Zampugnari

Da Antonio

In coppia fissa: l’uno munito di zampogna, simile alla cornamusa; il secondo di ciaramella (o cennamella), altro strumento a fiato fatto di canne. Venivano soprattutto dall’Abruzzo, dal Molise e dall’Irpinia. Indossavano un giubbotto senza maniche di montone, calzavano un appuntito cappello guarnito di nastri.
Il loro arrivo in città coincideva con la festa dell’Immacolata. Tutte le botteghe, tutte le case che esponevano un’immagine della Vergine ottenevano musica in cambio di un piccolo obolo. Il cronista del 1840 annotò: «Cosiffatta serenata di chiamatasi anco l’albata». Gli zampognari tornavano nei giorni della vigilia di Natale a intonare le novene. Non c’è napoletano che non conservi uno struggente ricordo di musiche lontane.
Quelle figurine da presepio emozionano i poeti. Ferdinando Russo:
“ ‘O zampognaro esce arbanno e ssona
scetanno ‘e vasce d’ ’a strada sulagna.
Ullero ullero…’A sòleta canzone
d’ ‘a zampogna abbuffata, ca se lagna”.

E Pasquale Ruocco:
“sembra che, al suono delle ciaramelle,
scenda la pace e in ogni cuor si adagi,
mentre l’azzurra stella dei Re Magi
passa ed offusca tutte le altre stelle”.

Armando Gill, pioniere fra i cantautori, cantò “ ‘O zampognaro nnammurato”, ispiratagli da una storia vera. Gill usciva dal teatro Eden in una notte di dicembre.
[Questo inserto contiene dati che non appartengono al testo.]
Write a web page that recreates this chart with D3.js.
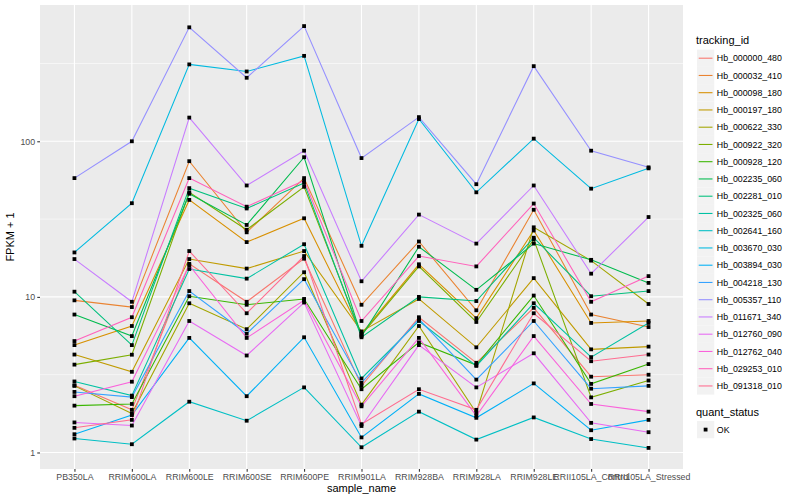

Appoggiato a un portone, avvolto in un cappotto che era stato blu, gli apparve un acerbo zampognaro che tentava di ripararsi dal vento.
«Come ti chiami?»
«Colosimo Capuano, vengo da San Sossio in provincia di Avellino».
Commosso da quegli occhi lucidi, Gill portò il giovinetto a casa sua, in viale Elena, lo rifocillò, ne raccolse le confidenze che diventarono canzone:
E succedette ca ‘na bella sera
Iett’ ‘a sunà a casa ‘e ‘na signora,
tappete, luce, pavimente a ccera,
ricchezze maie nun viste affin’allora;
ma se ‘ncantaie, cchiù de ‘sti rcchezze,
pe’ ll’uocchie d’ ‘a signora e pe’ li ttrezze.
Ullero, ullero,
fuie nu mistero;
quanno iette pe’ vasà a signora ‘e mmane
zitto sentette ‘e dì «Viene dimane».
Cielo, e comme fuie doce ‘sta nuvena…
e se scurdaie l’ammore ‘e Filumena…

L’epilogo è amaro:
Ma ll’urdema juranata che turnaie,
chella signora ‘a casa un ce ‘a truvaie.
Ullero, ullero,
sturduto overo,
avette ciente lire e ‘sta mmasciuata:
«Scurdatavella, chella è mmaretata».

Fin qui è cronaca vera. Una vasta aneddotica pretese poi di ricostruire il finale: ‘o zampognaro pentito ottenne il perdono di Filomena, una signora si riconobbe nella vorace protagonista della canzone e chiese invano a Gill l’indirizzo dell’amante di qualche ora. Fantasie, probabilmente.
Gli zampognari tornano, nell’aria frizzante del Natale. Soltanto pochi hanno l’antica divisa, molti indossano i jeans. E il consumismo ha gradualmente ridotto a pura abitudine quello che era un concertino di fede e di speranza.